Ask HN: What your scrum/agile style looks like? How would you improve it? - tarikozket
======
jackgolding
Fortnightly Releases, Daily Stand ups, Offshore Dev Team

Monday W1: Iteration Kick Off, Exploratory of Last Iteration

Tuesday W1: Story Workshop (estimate cards)

Wednesday W1: Deployment of Last Iteration

Thursday W1: Retrospective

Friday W1: Story Workshop (estimate cards), Backlog Grooming (plan future
iterations)

Tuesday W2: Story Workshop (estimate cards)

Friday W2: Story Workshop (estimate cards), Backlog Grooming (plan future
iterations), Iteration Planning (Finalise next fortnight's sprint)
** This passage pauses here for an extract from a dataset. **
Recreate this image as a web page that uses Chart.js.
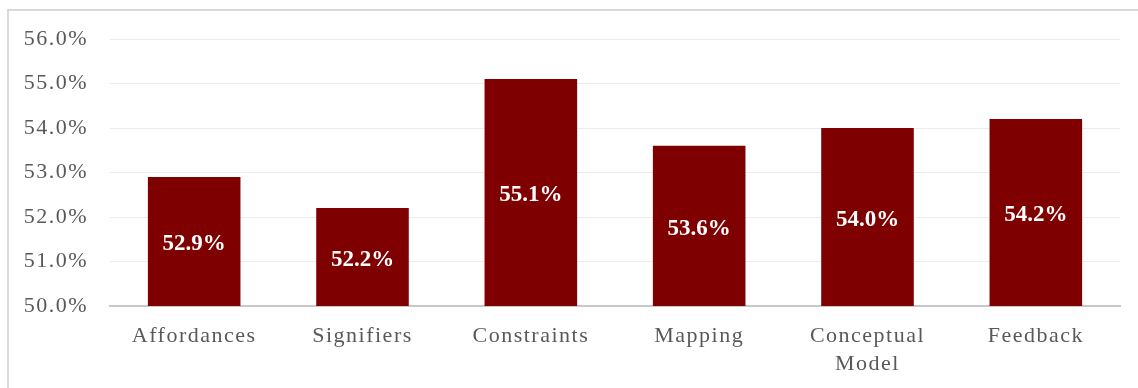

It's a lot of meetings but we have hit our targets 10 sprints in a row and we
have only failed to hit our targets when we (as in product) haven't been able
to sign off on cards in a fortnightly fashion.

I'd move daily stand ups to slack but its important to say hello to the
offshore team every day. Our biggest problems are working cross-functionally
internally, surprisingly the offshore user facing digital development team is
the easiest to run (compared to ERP, CRM etc). Managing mockups between an
external UX agency and an offshore team is a bit of a pain too but we are
getting better.

------
andymoe
\- Balanced team (product/design/eng)

\- Team standup

\- Iteration planning once a week. (No sprints, thank you)

\- Retros late in the week preferably with optional beer/wine/cheese & feels.

\- Tests

\- Pairing (PRs are mostly useless)

\- ci/cd

\- PM can click a button to release to prod whenever they want

Change:

\- lean into remote teams/core hours. 9-6 wears on you.

\- Pick stacks more objectively instead of whatever people happen to like.